14 December 2004The Guardian
As a young man, Recep Tayyip Erdogan was a gifted footballer; but not quite good enough to turn professional. So he concentrated on politics instead. Now Mr Erdogan is prime minister of Turkey.
EU leaders who must finally make a decision on Turkey's membership application at this week's Brussels summit may be wishing the skilful, determined Mr Erdogan had stuck to football.
In more than 40 years of trying, no previous Turkish leader has come this close to success. Several European governments, having accepted Ankara's bid in theory, are plainly uncomfortable at having their bluff called at last.
Fighting a rearguard action, opponents of accession talks are scrambling to impose last-minute conditions and get-out clauses. They suggest Turkey be offered "privileged partnership" rather than full membership. They say negotiations should be suspended if recent human rights improvements are reversed.

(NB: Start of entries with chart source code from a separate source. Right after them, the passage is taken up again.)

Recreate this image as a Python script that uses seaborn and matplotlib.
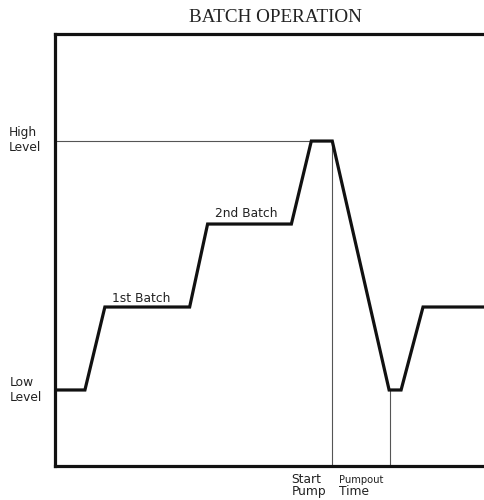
import matplotlib
matplotlib.use("Agg")
import matplotlib.pyplot as plt
import seaborn as sns
import pandas as pd

# ── Data ──────────────────────────────────────────────
# time points (arbitrary units) and tank level (0 = low, 3 = high)
time = [0, 30, 50, 135, 153, 237, 257, 278, 335, 347, 369, 430]
level = [0, 0, 1, 1, 2, 2, 3, 3, 0, 0, 1, 1]
high_level = 3
low_level = 0
start_pump_t = 278
pumpout_end_t = 336
batch_labels = ["1st Batch", "2nd Batch"]
batch_label_x = [57, 160]
batch_label_y = [1.10, 2.13]

df = pd.DataFrame({"time": time, "level": level})

sns.set_style("white")
plt.rcParams["font.family"] = ["DejaVu Sans"]

fig = plt.figure(figsize=(4.85, 5.0), dpi=100)
ax = fig.add_axes([55 / 485, 34 / 500, 1 - 55 / 485 + 0.01, 432 / 500])

# reference lines
ax.plot([0, start_pump_t - 20], [high_level, high_level], color="#555555", lw=0.8)
ax.plot([start_pump_t, start_pump_t], [-1, high_level], color="#555555", lw=0.8)
ax.plot([pumpout_end_t, pumpout_end_t], [-1, low_level], color="#555555", lw=0.8)

sns.lineplot(data=df, x="time", y="level", sort=False, color="#111111",
             lw=2.3, ax=ax, solid_joinstyle="miter")

ax.set_xlim(0, 436)
ax.set_ylim(-0.916, 4.29)
ax.set_xticks([])
ax.set_yticks([])
ax.set_xlabel("")
ax.set_ylabel("")
for side in ["left", "top", "bottom"]:
    ax.spines[side].set_linewidth(2.3)
    ax.spines[side].set_color("#111111")
ax.spines["right"].set_visible(False)

txt = dict(fontsize=8.8, va="center", ha="left", color="#222222", clip_on=False)
for lab, bx, by in zip(batch_labels, batch_label_x, batch_label_y):
    ax.text(bx, by, lab, **txt)

ax.text(-46, high_level + 0.01, "High\nLevel", linespacing=1.15, **txt)
ax.text(-45, low_level, "Low\nLevel", linespacing=1.15, **txt)
ax.text(237, -1.15, "Start\nPump", linespacing=0.95, **txt)
ax.text(285, -1.08, "Pumpout", fontsize=7.2, va="center", ha="left",
        color="#222222", clip_on=False)
ax.text(285, -1.22, "Time", **txt)

fig.text(275 / 485, 1 - 17 / 500, "BATCH OPERATION", ha="center", va="center",
         fontsize=13.8, family=["Liberation Serif", "DejaVu Serif"], color="#222222")

fig.savefig("out.png", dpi=100)
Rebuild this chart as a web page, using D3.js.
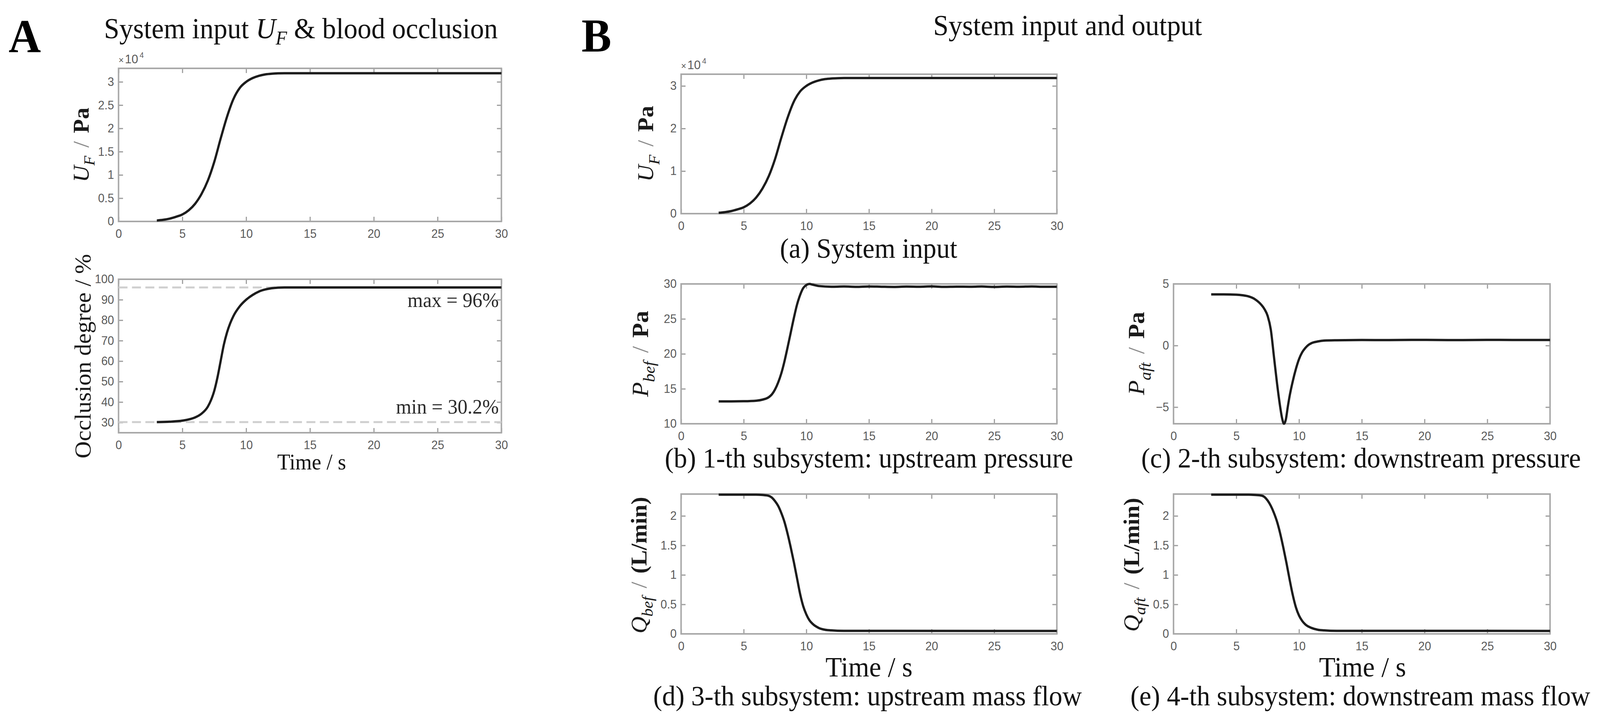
<!DOCTYPE html>
<html>
<head>
<meta charset="utf-8">
<script src="https://cdn.jsdelivr.net/npm/d3@7"></script>
<style>
  html, body { margin: 0; padding: 0; background: #fff; overflow: hidden; width: 100%; height: 100%; }
  #fig { display: block; width: 100vw; height: 100vh; }
</style>
</head>
<body>
<svg id="fig"></svg>
<script>
// ---- data (time in s) ----
const timeTicks = [0, 5, 10, 15, 20, 25, 30];

// system input U_F in Pa
const inputUF = [[3,200],[3.5,350],[4,600],[4.5,1000],[5,1500],[5.5,2400],[6,3800],[6.5,5900],
  [7,8800],[7.5,12800],[8,17800],[8.5,22500],[9,26300],[9.5,28700],[10,30000],[10.5,30800],
  [11,31300],[11.5,31600],[12,31750],[12.5,31820],[13,31850],[15,31850],[30,31850]];

// blood occlusion degree in %
const occlusion = [[3,30.2],[4,30.4],[5,30.9],[5.5,31.5],[6,32.5],[6.5,34.3],[7,37.8],[7.25,41],
  [7.5,45.5],[7.75,52],[8,60],[8.25,68],[8.5,74],[8.75,78.5],[9,82],[9.5,86.8],[10,90],[10.5,92.3],
  [11,94],[11.5,95],[12,95.6],[12.5,95.9],[13,96],[30,96]];
const occlusionMax = 96;
const occlusionMin = 30.2;

// upstream pressure P_bef in Pa
const pressureBef = [[3,13.2],[4,13.2],[5,13.22],[6,13.3],[6.5,13.45],[7,13.8],[7.25,14.2],[7.5,14.9],
  [7.75,15.9],[8,17.2],[8.25,18.9],[8.5,20.9],[8.75,23],[9,25.1],[9.25,27],[9.5,28.4],[9.75,29.4],
  [10,29.85],[10.25,30],[10.5,29.9],[11,29.7],[12,29.6],[13,29.63],[14,29.58],[15,29.64],[16,29.6],
  [17,29.57],[18,29.62],[19,29.6],[20,29.65],[21,29.58],[22,29.61],[23,29.6],[24,29.63],[25,29.57],
  [26,29.62],[27,29.6],[28,29.64],[29,29.59],[30,29.6]];

// downstream pressure P_aft in Pa
const pressureAft = [[3,4.15],[4,4.15],[5,4.13],[5.5,4.08],[6,3.98],[6.5,3.75],[7,3.3],[7.25,2.95],
  [7.5,2.4],[7.75,1.3],[8,-0.9],[8.25,-3.1],[8.5,-5],[8.65,-5.9],[8.8,-6.35],[8.95,-6],[9.1,-5],
  [9.25,-4.1],[9.5,-2.9],[9.75,-1.9],[10,-1.1],[10.25,-0.55],[10.5,-0.2],[10.75,0.05],[11,0.2],
  [11.5,0.33],[12,0.4],[13,0.43],[15,0.45],[17,0.44],[19,0.46],[21,0.45],[23,0.44],[25,0.46],
  [27,0.45],[30,0.45]];

// upstream mass flow Q_bef in L/min
const flowBef = [[3,2.36],[6,2.36],[6.5,2.355],[7,2.34],[7.25,2.31],[7.5,2.25],[7.75,2.17],[8,2.05],
  [8.25,1.9],[8.5,1.7],[8.75,1.47],[9,1.22],[9.25,0.95],[9.5,0.68],[9.75,0.47],[10,0.33],[10.25,0.23],
  [10.5,0.17],[11,0.1],[11.5,0.07],[12,0.06],[13,0.052],[30,0.05]];

// downstream mass flow Q_aft in L/min
const flowAft = [[3,2.36],[6,2.36],[6.5,2.355],[7,2.345],[7.25,2.32],[7.5,2.26],[7.75,2.17],[8,2.05],
  [8.25,1.9],[8.5,1.7],[8.75,1.46],[9,1.2],[9.25,0.92],[9.5,0.66],[9.75,0.45],[10,0.31],[10.25,0.22],
  [10.5,0.16],[11,0.1],[11.5,0.07],[12,0.06],[13,0.052],[30,0.05]];

const ufTicks = [0, 5000, 10000, 15000, 20000, 25000, 30000];
const ufTicksB = [0, 10000, 20000, 30000];
const occTicks = [30, 40, 50, 60, 70, 80, 90, 100];
const pBefTicks = [10, 15, 20, 25, 30];
const pAftTicks = [-5, 0, 5];
const flowTicks = [0, 0.5, 1, 1.5, 2];

// ---- drawing ----
const W = 4292, H = 1864;
const SERIF = '"Liberation Serif", "Times New Roman", serif';
const SANS = '"Liberation Sans", Arial, sans-serif';
const TICK = 12;

// fill the whole window whatever its css size turns out to be
const svg = d3.select('#fig')
    .attr('viewBox', `0 0 ${W} ${H}`)
    .attr('preserveAspectRatio', 'none');

function drawPanel(p) {
    const w = p.right - p.left, h = p.bottom - p.top;
    const g = svg.append('g').attr('transform', `translate(${p.left},${p.top})`);
    const x = d3.scaleLinear().domain([0, 30]).range([0, w]);
    const y = d3.scaleLinear().domain(p.yDomain).range([h, 0]);

    const axes = [
        g.append('g').attr('transform', `translate(0,${h})`)
            .call(d3.axisBottom(x).tickValues(timeTicks).tickSize(-TICK).tickPadding(20)),
        g.append('g')
            .call(d3.axisTop(x).tickValues(timeTicks).tickSize(-TICK).tickFormat('')),
        g.append('g')
            .call(d3.axisLeft(y).tickValues(p.yTicks).tickSize(-TICK).tickPadding(12).tickFormat(p.fmt)),
        g.append('g').attr('transform', `translate(${w},0)`)
            .call(d3.axisRight(y).tickValues(p.yTicks).tickSize(-TICK).tickFormat(''))
    ];
    axes.forEach(a => {
        a.select('.domain').remove();
        a.selectAll('.tick line').attr('stroke', '#9c9c9c').attr('stroke-width', 3);
        a.selectAll('.tick text').attr('fill', '#5a5a5a')
            .style('font-family', SANS).style('font-size', '31px');
    });

    g.append('rect')
        .attr('width', w).attr('height', h)
        .attr('fill', 'none').attr('stroke', '#a8a8a8').attr('stroke-width', 4);

    (p.refLines || []).forEach(v => {
        g.append('line')
            .attr('x1', 0).attr('x2', w).attr('y1', y(v)).attr('y2', y(v))
            .attr('stroke', '#cfcfcf').attr('stroke-width', 5).attr('stroke-dasharray', '24 12');
    });

    const line = d3.line()
        .x(d => x(d[0]))
        .y(d => y(d[1]))
        .curve(d3.curveMonotoneX);

    g.append('path')
        .attr('d', line(p.data))
        .attr('fill', 'none')
        .attr('stroke', '#1c1c1c')
        .attr('stroke-width', 6)
        .attr('stroke-linejoin', 'round');

    if (p.exponent) {
        const t = g.append('text').attr('x', 0).attr('y', -13)
            .attr('fill', '#5a5a5a').style('font-family', SANS);
        t.append('tspan').style('font-size', '24px').text('\u00d7');
        t.append('tspan').style('font-size', '32px').attr('dx', 3).text('10');
        t.append('tspan').style('font-size', '20px').attr('dx', 4).attr('dy', -14).text('4');
    }
    return { g, x, y, w, h };
}

// rotated y label built from parts; kinds: it, sub, slash, bold, plain
function yLabel(cx, cy, fs, parts) {
    const g = svg.append('g').attr('transform', `translate(${cx},${cy}) rotate(-90)`);
    const t = g.append('text').attr('x', 0).attr('y', fs * 0.33)
        .attr('text-anchor', 'middle').attr('fill', '#1a1a1a')
        .style('font-family', SERIF).style('font-size', fs + 'px');
    let shifted = 0;
    parts.forEach(pt => {
        const s = t.append('tspan').text(pt.t);
        let dy = 0;
        if (pt.k === 'sub') {
            dy = fs * 0.28 - shifted; shifted = fs * 0.28;
            s.style('font-size', (fs * 0.7) + 'px').style('font-style', 'italic');
        } else { dy = -shifted; shifted = 0; }
        if (dy) s.attr('dy', dy);
        if (pt.k === 'it') s.style('font-style', 'italic');
        if (pt.k === 'bold') s.style('font-weight', 'bold').attr('dx', fs * 0.35);
        if (pt.k === 'slash') s.attr('fill', '#8a8a8a').attr('dx', fs * 0.35);
    });
}

function label(x, y, fs, str, anchor, opts = {}) {
    return svg.append('text')
        .attr('x', x).attr('y', y)
        .attr('text-anchor', anchor || 'middle')
        .attr('fill', opts.fill || '#111')
        .style('font-family', SERIF).style('font-size', fs + 'px')
        .style('font-weight', opts.weight || 'normal')
        .text(str);
}

const fmtE4 = d => d3.format('~g')(d / 1e4);
const fmtPlain = d => d3.format('~g')(d);

// ---- panel A ----
label(23, 133, 120, 'A', 'start', { weight: 'bold', fill: '#000' });
{
    const t = svg.append('text').attr('x', 279).attr('y', 98).attr('fill', '#111')
        .style('font-family', SERIF).style('font-size', '74px');
    t.append('tspan').text('System input ');
    t.append('tspan').style('font-style', 'italic').text('U');
    t.append('tspan').style('font-style', 'italic').style('font-size', '50px').attr('dy', 16).text('F');
    t.append('tspan').attr('dy', -16).text(' & blood occlusion');
}

drawPanel({ left: 318, right: 1345, top: 175, bottom: 567, yDomain: [0, 32900],
    yTicks: ufTicks, fmt: fmtE4, data: inputUF, exponent: true });
yLabel(218, 371, 59, [{ t: 'U', k: 'it' }, { t: 'F', k: 'sub' }, { t: '/', k: 'slash' }, { t: 'Pa', k: 'bold' }]);

const occ = drawPanel({ left: 318, right: 1345, top: 715, bottom: 1108, yDomain: [25, 100],
    yTicks: occTicks, fmt: fmtPlain, data: occlusion, refLines: [occlusionMax, occlusionMin] });
occ.g.append('text').attr('x', occ.w - 7).attr('y', occ.y(occlusionMax) + 50)
    .attr('text-anchor', 'end').attr('fill', '#2a2a2a')
    .style('font-family', SERIF).style('font-size', '53px').text(`max = ${occlusionMax}%`);
occ.g.append('text').attr('x', occ.w - 7).attr('y', occ.y(occlusionMin) - 22)
    .attr('text-anchor', 'end').attr('fill', '#2a2a2a')
    .style('font-family', SERIF).style('font-size', '53px').text(`min = ${occlusionMin}%`);
yLabel(223, 912, 61, [{ t: 'Occlusion degree ', k: 'plain' }, { t: '/ %', k: 'plain' }]);
label(836, 1202, 57, 'Time / s');

// ---- panel B ----
label(1560, 132, 120, 'B', 'start', { weight: 'bold', fill: '#000' });
label(2864, 90, 74, 'System input and output');

drawPanel({ left: 1827, right: 2835, top: 190, bottom: 547, yDomain: [0, 32750],
    yTicks: ufTicksB, fmt: fmtE4, data: inputUF, exponent: true });
yLabel(1732, 368, 60, [{ t: 'U', k: 'it' }, { t: 'F', k: 'sub' }, { t: '/', k: 'slash' }, { t: 'Pa', k: 'bold' }]);
label(2330, 660, 72, '(a) System input');

drawPanel({ left: 1827, right: 2835, top: 727, bottom: 1085, yDomain: [10, 30],
    yTicks: pBefTicks, fmt: fmtPlain, data: pressureBef });
yLabel(1718, 906, 62, [{ t: 'P', k: 'it' }, { t: 'bef', k: 'sub' }, { t: '/', k: 'slash' }, { t: 'Pa', k: 'bold' }]);
label(2331, 1197, 72, '(b) 1-th subsystem: upstream pressure');

drawPanel({ left: 3148, right: 4158, top: 727, bottom: 1085, yDomain: [-6.35, 5],
    yTicks: pAftTicks, fmt: fmtPlain, data: pressureAft });
yLabel(3049, 905, 62, [{ t: 'P', k: 'it' }, { t: 'aft', k: 'sub' }, { t: '/', k: 'slash' }, { t: 'Pa', k: 'bold' }]);
label(3651, 1197, 72, '(c) 2-th subsystem: downstream pressure');

drawPanel({ left: 1827, right: 2835, top: 1265, bottom: 1623, yDomain: [0, 2.37],
    yTicks: flowTicks, fmt: fmtPlain, data: flowBef });
yLabel(1714, 1447, 60, [{ t: 'Q', k: 'it' }, { t: 'bef', k: 'sub' }, { t: '/', k: 'slash' }, { t: '(L/min)', k: 'bold' }]);
label(2331, 1732, 72, 'Time / s');
label(2327, 1806, 72, '(d) 3-th subsystem: upstream mass flow');

drawPanel({ left: 3148, right: 4158, top: 1265, bottom: 1623, yDomain: [0, 2.37],
    yTicks: flowTicks, fmt: fmtPlain, data: flowAft });
yLabel(3036, 1446, 60, [{ t: 'Q', k: 'it' }, { t: 'aft', k: 'sub' }, { t: '/', k: 'slash' }, { t: '(L/min)', k: 'bold' }]);
label(3655, 1732, 72, 'Time / s');
label(3649, 1806, 72, '(e) 4-th subsystem: downstream mass flow');
</script>
</body>
</html>
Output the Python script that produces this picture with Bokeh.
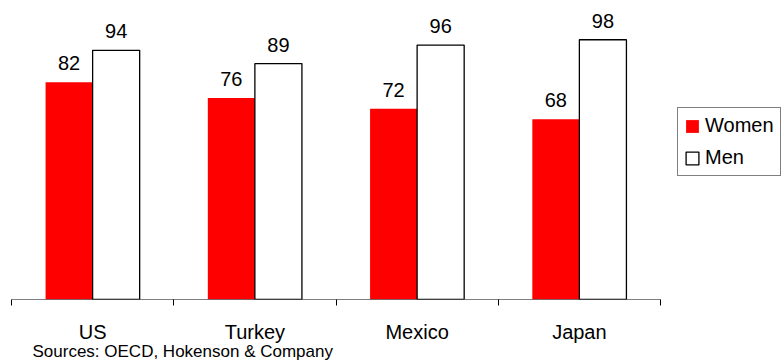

Some sceptics also want unprecedented permanent curbs on labour migration. Others propose an almost certainly fatal linkage with solving the convoluted Cyprus dispute. All would prolong membership talks for 10 or even 15 years.
Mr Erdogan is adamant that Turkey's 70 million people, who mostly favour joining the EU, will not accept second-class status. He points to numerous reforms enacted since he was elected last year, to fulfil the so-called Copenhagen membership criteria.
And he knows how to fight his corner. "We have done all that was demanded of us and the Europeans are still hesitating," Mr Erdogan said at the weekend. "That can clearly be called discrimination." Shin-pads may be needed in Brussels before the final whistle blows. In this not-so-beautiful game, all is not what it seems. Like most Turks, Mr Erdogan suspects that European concerns about farm subsidies and Kurdish radio stations conceal deeper prejudices.
These boil down to the fact that Turkey, however changed, remains overwhelmingly Muslim, historically hostile, and geographically Asian.
Worries about race, religion, identity and jobs are most evident in France, Germany and Austria, where public opposition is strongest.
In Germany, home to 2.5 million ethnic Turks, Edmund Stoiber's Bavarian Christian Socialists, allied to Angela Merkel's opposition Christian Democrats, have said they will blackball Turkey if they gain power in 2006. They crudely link Turkish membership to increased crime, terrorism and Islamist extremism.
In France, condescending claims by establishment figures such as Valéry Giscard d'Estaing that Turks could never be considered Europeans have lent a veneer of respectability to darker preoccupations.
As elsewhere in Europe, the French presidential pretender, Nicolas Sarkozy, appears set on using Turkey as a political football - part of wider campaign against multiculturalism. In two minds himself, President Jacques Chirac has promised a referendum.
Frits Bolkestein, the Dutch former EU commissioner, spoke revealingly when he warned earlier this year of the "Islamisation" of Europe. The Vatican's Cardinal Joseph Ratzinger came close to xenophobia in claiming that "Turkey has always represented another continent... in permanent contrast with Europe".
Such views from the mainstream have encouraged racist far-right parties in Austria and elsewhere. Last week they discussed forming a pan-European front to exploit the issue.
Yet according to many commentators, the reality is that Mr Erdogan, both devout Muslim and worldly-wise leader, has imperfectly achieved what many thought utterly impossible: the harnessing of Turkey's religious and secular (and military) traditions in joint pursuit of democratic modernisation.
Britain and others in the pro-Turkey camp, including the US (which has no vote but is lobbying hard), share this analysis. They also see Turkey, a Nato member, as a crucial bridge to Islam and the Middle East.
Having dangled prospective membership for so long, they say, there can be no going back now. For Europe, the game is up.
Thus almost despite itself, and possibly to its own surprise, the EU is expected to give Turkey the green light this week without imposing conditions that Ankara cannot accept.
Mr Erdogan may be no Zinedine Zidane. But he has political star quality. As EU defenders are learning, when he shoots, he usually scores.